(Adds portfolio manager quotes and details on energy stocks,
* TSX closes down 8.76 points, or 0.06 percent, at 15,410.73
* Energy falls 2.5 percent
* Just three of the TSX’s 10 main groups end lower
By Fergal Smith
TORONTO, May 25 Canada’s main stock index dipped
on Thursday as a plunge in oil prices weighed on energy shares,
offsetting gains for industrials and financials after quarterly
earnings from some major banks impressed investors.
U.S. crude prices settled $2.46 lower at $48.90 a
barrel after the Organization of the Petroleum Exporting
Countries’ decision to extend production curbs fell short of
expectations of deeper or longer cuts.
“Regardless of what OPEC does, U.S. shale producers can
produce at these prices or lower, so that is going to continue
to put an upward cap on the energy price,” said Mike Archibald,
associate portfolio manager at AGF Investments.
Canadian Natural Resources Ltd fell 2.0 percent to
C$40.21, while the overall energy group tumbled 2.5 percent.
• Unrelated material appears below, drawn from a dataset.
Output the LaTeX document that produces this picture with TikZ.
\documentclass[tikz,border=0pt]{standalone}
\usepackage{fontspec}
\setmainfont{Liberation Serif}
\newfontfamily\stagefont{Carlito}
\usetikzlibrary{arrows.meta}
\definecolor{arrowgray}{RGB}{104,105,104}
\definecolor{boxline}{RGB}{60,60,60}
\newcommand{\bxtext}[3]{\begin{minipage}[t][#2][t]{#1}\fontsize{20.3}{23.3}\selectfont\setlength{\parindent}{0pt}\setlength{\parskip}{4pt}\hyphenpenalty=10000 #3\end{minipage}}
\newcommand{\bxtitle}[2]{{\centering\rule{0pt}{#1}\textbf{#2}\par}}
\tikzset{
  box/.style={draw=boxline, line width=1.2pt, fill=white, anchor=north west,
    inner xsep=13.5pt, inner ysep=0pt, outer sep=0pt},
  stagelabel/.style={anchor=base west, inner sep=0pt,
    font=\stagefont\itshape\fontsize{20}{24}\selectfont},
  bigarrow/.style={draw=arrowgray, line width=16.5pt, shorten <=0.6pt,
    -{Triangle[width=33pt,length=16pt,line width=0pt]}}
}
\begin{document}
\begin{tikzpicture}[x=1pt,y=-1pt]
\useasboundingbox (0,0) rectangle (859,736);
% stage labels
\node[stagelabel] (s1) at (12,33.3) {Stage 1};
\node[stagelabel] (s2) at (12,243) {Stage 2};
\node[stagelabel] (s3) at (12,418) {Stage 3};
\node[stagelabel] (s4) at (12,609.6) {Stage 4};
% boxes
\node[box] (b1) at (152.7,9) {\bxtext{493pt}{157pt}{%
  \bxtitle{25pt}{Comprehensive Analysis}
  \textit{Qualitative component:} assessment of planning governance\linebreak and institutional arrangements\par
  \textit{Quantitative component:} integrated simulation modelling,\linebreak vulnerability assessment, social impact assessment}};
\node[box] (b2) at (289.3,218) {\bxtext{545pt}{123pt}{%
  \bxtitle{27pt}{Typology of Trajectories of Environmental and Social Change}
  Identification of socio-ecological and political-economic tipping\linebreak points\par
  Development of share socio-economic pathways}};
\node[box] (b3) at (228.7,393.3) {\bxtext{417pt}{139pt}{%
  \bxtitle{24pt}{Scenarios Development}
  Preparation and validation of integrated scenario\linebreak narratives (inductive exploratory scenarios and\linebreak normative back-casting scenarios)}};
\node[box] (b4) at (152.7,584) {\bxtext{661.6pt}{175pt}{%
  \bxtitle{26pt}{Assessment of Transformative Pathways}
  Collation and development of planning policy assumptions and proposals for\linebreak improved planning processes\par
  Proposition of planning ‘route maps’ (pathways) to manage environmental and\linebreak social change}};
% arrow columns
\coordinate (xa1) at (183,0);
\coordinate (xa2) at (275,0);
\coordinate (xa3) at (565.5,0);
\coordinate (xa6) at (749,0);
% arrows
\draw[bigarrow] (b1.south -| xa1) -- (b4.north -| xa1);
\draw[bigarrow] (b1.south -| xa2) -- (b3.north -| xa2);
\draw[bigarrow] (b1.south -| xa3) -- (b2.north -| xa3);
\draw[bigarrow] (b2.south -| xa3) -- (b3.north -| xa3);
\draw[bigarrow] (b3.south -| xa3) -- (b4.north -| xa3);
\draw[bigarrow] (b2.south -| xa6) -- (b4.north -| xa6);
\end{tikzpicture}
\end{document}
The
group has lost nearly 18 percent since posting a 19-month high
The sector is cheap but needs a more sustainable upswing in
the price of oil to attract investors, particularly U.S. money
managers, Archibald said.
The Toronto Stock Exchange’s S&P/TSX composite index
closed down 8.76 points, or 0.06 percent, at
15,410.73. Just three of the index’s 10 main groups ended lower.
Industrials rose 1.2 percent as railroad stocks climbed,
while the financials group, which accounts for a third of the
index’s weight, gained 0.3 percent.
The country’s biggest bank, Royal Bank of Canada,
rose 0.8 percent to C$93.74 after reporting an 11 percent profit
increase, beating market forecasts, on strong performances in
its capital markets and wealth management businesses.
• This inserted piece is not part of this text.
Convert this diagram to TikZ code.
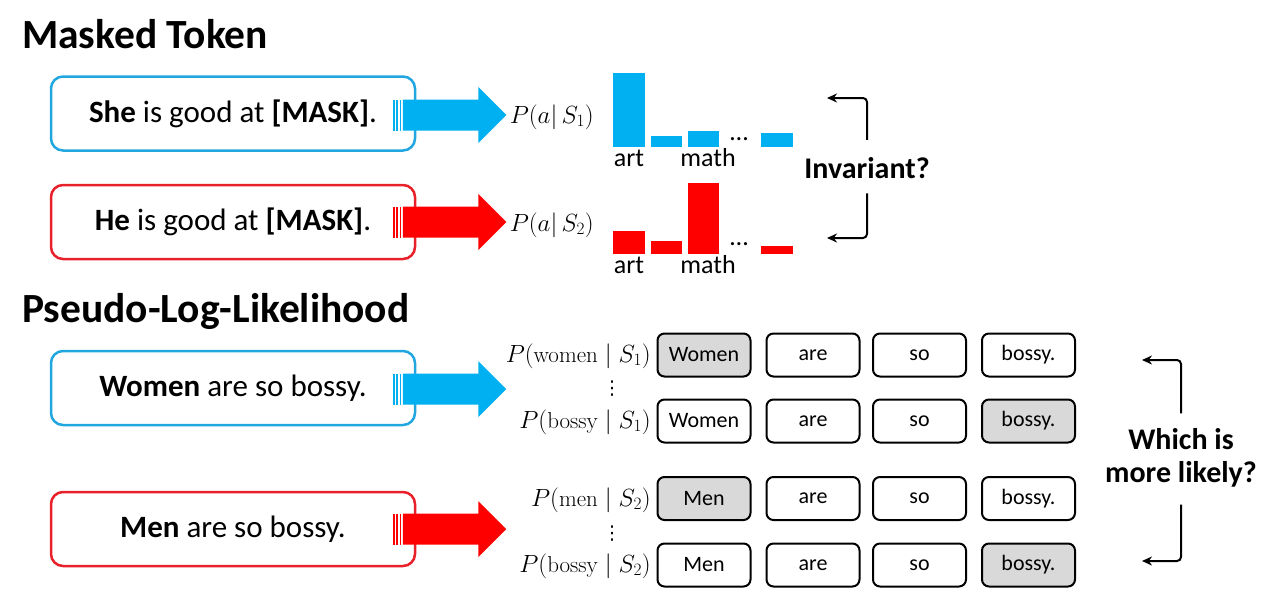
\documentclass[tikz,border=0pt]{standalone}
\usepackage{fontspec}
\setmainfont{Carlito}
\newfontfamily\lmr{Latin Modern Roman}
\newfontfamily\dejavu{DejaVu Sans}
\usetikzlibrary{arrows.meta}
\definecolor{cblue}{HTML}{00B0F0}
\definecolor{cblueline}{HTML}{22A6E0}
\definecolor{cred}{HTML}{FF0000}
\definecolor{credline}{HTML}{E8202A}
\definecolor{tokgray}{HTML}{D9D9D9}
\newcommand{\fs}[1]{\fontsize{#1}{#1}\selectfont}
\newcommand{\mtxt}[1]{\mbox{\lmr #1}}
\tikzset{
  bigbox/.style={draw, rounded corners=12pt, line width=2.5pt, minimum width=364pt, minimum height=74pt, inner sep=0pt, font=\fs{31}},
  tok/.style={draw, rounded corners=7pt, line width=2pt, minimum width=93pt, minimum height=43pt, inner sep=0pt, font=\fs{22}},
  tokhl/.style={tok, fill=tokgray},
  title/.style={anchor=base west, inner sep=0pt, font=\fs{41.5}\bfseries},
  mlab/.style={anchor=base east, inner sep=0pt, font=\fs{23}},
  barlab/.style={anchor=base, inner sep=0pt, font=\fs{26}},
  vd/.style={inner sep=0pt, font=\fs{19}\dejavu},
  conn/.style={line width=2pt, rounded corners=4pt, -{Stealth[length=10pt,width=9pt]}},
  fatarrow/.pic={
    \fill (-23,-15.5) rectangle (-21.5,15.5);
    \fill (-19.8,-15.5) rectangle (-18.3,15.5);
    \fill (-16.6,-15.5) rectangle (-15.1,15.5);
    \fill (-13.4,-15.5) -- (62,-15.5) -- (62,-28) -- (90,0) -- (62,28) -- (62,15.5) -- (-13.4,15.5) -- cycle;
  }
}
\begin{document}
\begin{tikzpicture}[x=1pt,y=-1pt]
\useasboundingbox (0,0) rectangle (1280,611);

% titles
\node[title] (t1) at (22,48) {Masked Token};
\node[title] (t2) at (22,322) {Pseudo-Log-Likelihood};

% big sentence boxes
\node[bigbox, cblueline] (b1) at (233,113.5) {\raisebox{-3pt}{\color{black}\textbf{She} is good at \textbf{[MASK]}.}};
\node[bigbox, credline] (b2) at (233,222) {\raisebox{-3pt}{\color{black}\textbf{He} is good at \textbf{[MASK]}.}};
\node[bigbox, cblueline] (b3) at (233,388) {\raisebox{-3pt}{\color{black}\textbf{Women} are so bossy.}};
\node[bigbox, credline] (b4) at (233,529) {\raisebox{-3pt}{\color{black}\textbf{Men} are so bossy.}};

% fat arrows
\pic[fill=cblue] at ([yshift=-1.5pt]b1.east) {fatarrow};
\pic[fill=cred] at (b2.east) {fatarrow};
\pic[fill=cblue] at ([yshift=-1pt]b3.east) {fatarrow};
\pic[fill=cred] at (b4.east) {fatarrow};

% masked token probabilities
\node[mlab] (p1) at (594,123) {$P(a|\,S_1)$};
\node[mlab] (p2) at (594,231) {$P(a|\,S_2)$};

% blue bars
\fill[cblue] (613,73) rectangle (645,147);
\fill[cblue] (651,136) rectangle (682,147);
\fill[cblue] (688,131) rectangle (719,147);
\fill[cblue] (761,133) rectangle (793,147);
\node[barlab] (d1) at (739,140) {…};
\node[barlab] (a1) at (629,166) {art};
\node[barlab] (m1) at (708,166) {math};

% red bars
\fill[cred] (613,231) rectangle (645,254);
\fill[cred] (651,241) rectangle (682,254);
\fill[cred] (688,183) rectangle (719,254);
\fill[cred] (761,246) rectangle (793,254);
\node[barlab] (d2) at (739,245) {…};
\node[barlab] (a2) at (629,273) {art};
\node[barlab] (m2) at (708,273) {math};

% invariant
\node[anchor=base, inner sep=0pt, font=\fs{30}\bfseries] (inv) at (867,178) {Invariant?};
\coordinate (ia) at (827,98);
\coordinate (ib) at (827,238);
\draw[conn] ([yshift=17pt]inv.north) |- (ia);
\draw[conn] ([yshift=-15pt]inv.south) |- (ib);

% PLL rows
\node[tokhl] (r1a) at (704,355) {Women};
\node[tok]   (r1b) at (813,355) {are};
\node[tok]   (r1c) at (919.5,355) {so};
\node[tok]   (r1d) at (1028.5,355) {bossy.};

\node[tok]   (r2a) at (704,421) {Women};
\node[tok]   (r2b) at (813,421) {are};
\node[tok]   (r2c) at (919.5,421) {so};
\node[tokhl] (r2d) at (1028.5,421) {bossy.};

\node[tokhl] (r3a) at (704,498.5) {Men};
\node[tok]   (r3b) at (813,498.5) {are};
\node[tok]   (r3c) at (919.5,498.5) {so};
\node[tok]   (r3d) at (1028.5,498.5) {bossy.};

\node[tok]   (r4a) at (704,565) {Men};
\node[tok]   (r4b) at (813,565) {are};
\node[tok]   (r4c) at (919.5,565) {so};
\node[tokhl] (r4d) at (1028.5,565) {bossy.};

\node[mlab] (q1) at (651,362) {$P(\mtxt{women}\mid S_1)$};
\node[mlab] (q2) at (651,428) {$P(\mtxt{bossy}\mid S_1)$};
\node[mlab] (q3) at (651,506) {$P(\mtxt{men}\mid S_2)$};
\node[mlab] (q4) at (651,572) {$P(\mtxt{bossy}\mid S_2)$};
\node[vd] (v1) at (612,389) {⋮};
\node[vd] (v2) at (612,534) {⋮};

% which is more likely
\node[align=center, inner sep=0pt, font=\fontsize{30}{33}\selectfont\bfseries] (wh) at (1181,458) {Which is\\more likely?};
\coordinate (wa) at (1142,360);
\coordinate (wb) at (1142,561);
\draw[conn] ([yshift=15pt]wh.north) |- (wa);
\draw[conn] ([yshift=-17pt]wh.south) |- (wb);
\end{tikzpicture}
\end{document}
Canada’s second-largest lender, Toronto-Dominion Bank
, was up 1.5 percent at C$64.01. Its earnings also
exceeded expectations, helped by a strong performance at its
retail and investment banking businesses.
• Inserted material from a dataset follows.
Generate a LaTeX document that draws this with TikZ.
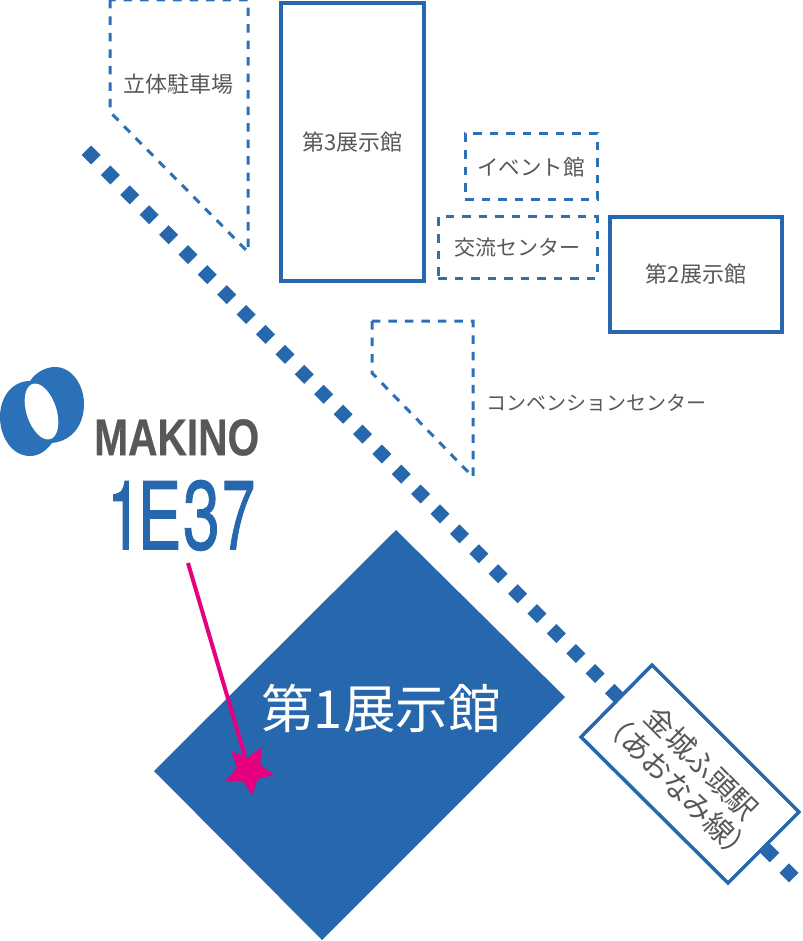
\documentclass[tikz,border=0pt]{standalone}
\usepackage{fontspec}
\usepackage{graphicx}
\setmainfont{Noto Sans CJK JP}
\newfontfamily\logofont[BoldFeatures={FakeBold=0.6}]{Liberation Sans}
\newfontfamily\boothfont[FakeBold=1.2]{TeX Gyre Heros}
\usetikzlibrary{shapes.geometric}
\definecolor{hallblue}{HTML}{2767AE}
\definecolor{dashblue}{HTML}{2E70B5}
\definecolor{logoblue}{HTML}{2B71B8}
\definecolor{labelgrey}{HTML}{595757}
\definecolor{pinkmark}{HTML}{E4007F}
\tikzset{
  solidhall/.style={draw=hallblue,line width=3.5pt,fill=white,inner sep=0pt,outer sep=0pt,anchor=north west,text=labelgrey,font=\fontsize{22}{26}\selectfont},
  dashhall/.style={draw=dashblue,line width=3pt,dash pattern=on 8.5pt off 8pt},
  dashbox/.style={dashhall,inner sep=0pt,outer sep=0pt,anchor=north west,text=labelgrey,font=\fontsize{21.5}{26}\selectfont},
  label/.style={text=labelgrey,inner sep=0pt,font=\fontsize{22}{26}\selectfont},
  dotmark/.style={fill=hallblue}
}
\begin{document}
\begin{tikzpicture}[x=1pt,y=-1pt]
\useasboundingbox (0,0) rectangle (802,941);
% railway
\foreach \i in {0,...,36}{
  \pgfmathsetmacro{\cx}{91+\i*19.39}
  \pgfmathsetmacro{\cy}{155+\i*19.94}
  \fill[dotmark] (\cx-9.5,\cy) -- (\cx,\cy-9.5) -- (\cx+9.5,\cy) -- (\cx,\cy+9.5) -- cycle;
}
% dashed outlines
\draw[dashhall] (110,0) -- (110,112) -- (248,252) -- (248,0) -- cycle;
\draw[dashhall] (372,321) -- (372,373) -- (473,477) -- (473,321) -- cycle;
\node[label] (parking) at (178,84) {立体駐車場};
\node[label,font=\fontsize{20}{24}\selectfont] (convention) at (596,403) {コンベンションセンター};
% halls
\node[solidhall,minimum width=143pt,minimum height=278pt] (hall3) at (281,3) {\raisebox{1.5pt}{第3展示館}};
\node[solidhall,minimum width=172pt,minimum height=115pt] (hall2) at (610,217) {\raisebox{1pt}{第2展示館}};
\node[dashbox,minimum width=132pt,minimum height=66pt] (event) at (465,134) {\raisebox{1pt}{イベント館}};
\node[dashbox,minimum width=159pt,minimum height=61pt,font=\fontsize{21}{26}\selectfont] (exchange) at (438,217) {交流センター};
% hall 1
\fill[hallblue] (396,530) -- (565,697) -- (322,940) -- (154,771) -- cycle;
\node[text=white,inner sep=0pt,font=\fontsize{52.5}{60}\selectfont] (hall1) at (381,708) {第1展示館};
% station
\filldraw[draw=hallblue,fill=white,line width=3.5pt] (652,665) -- (799,812) -- (728,883) -- (581,737) -- cycle;
\node[text=labelgrey,inner sep=0pt,rotate=-45,align=center,font=\fontsize{29}{33}\selectfont] (station) at (690,775) {金城ふ頭駅\\（あおなみ線）};
% logo
\fill[logoblue] (30,381) .. controls (36,372) and (46,367) .. (55,367)
  .. controls (72,367) and (84,385) .. (84,404)
  .. controls (84,425) and (72,441) .. (52,443)
  .. controls (46,451) and (39,456) .. (30,456)
  .. controls (12,456) and (0,437) .. (0,417)
  .. controls (0,397) and (12,381) .. (30,381) -- cycle;
\fill[white] (41.5,411.5) ellipse[x radius=15,y radius=29,rotate=18];
\node[inner sep=0pt,text=labelgrey,anchor=north west] (makino) at (94,419) {\resizebox{165pt}{36pt}{\logofont\bfseries MAKINO}};
\node[inner sep=0pt,text=hallblue,anchor=north west] (booth) at (107,480) {\boothfont\resizebox{34pt}{68pt}{1}\hspace{-3.7pt}\resizebox{44pt}{68pt}{E}\hspace{1.4pt}\resizebox{37pt}{69pt}{3}\hspace{2.1pt}\resizebox{33pt}{68pt}{7}};
% marker
\coordinate (boothfoot) at (188,563);
\node[star,star points=5,star point ratio=2.05,minimum size=51pt,inner sep=0pt,fill=pinkmark,shape border rotate=-29] (marker) at (249,770) {};
\draw[pinkmark,line width=4pt] (boothfoot) -- (marker);
\end{tikzpicture}
\end{document}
But No. 5 bank Canadian Imperial Bank of Commerce
fell 1.0 percent to C$105.24 after reporting a softer beat than
its two larger peers.
“What you are seeing out of the broader bank reports in the
last couple of days is that loan loss provisions continue to be
in a solid position,” said Archibald.
Manulife Financial Corp, Canada’s biggest life
insurer, was up 0.6 percent at C$23.69 after it named Roy Gori,
an executive from its Asia division, to replace the retiring
Donald Guloien as chief executive officer.
Forestry products company Tembec Inc jumped 41.4
percent to C$4.17 after accepting a buyout offer from Rayonier
Advanced Materials Inc for C$4.05 a share.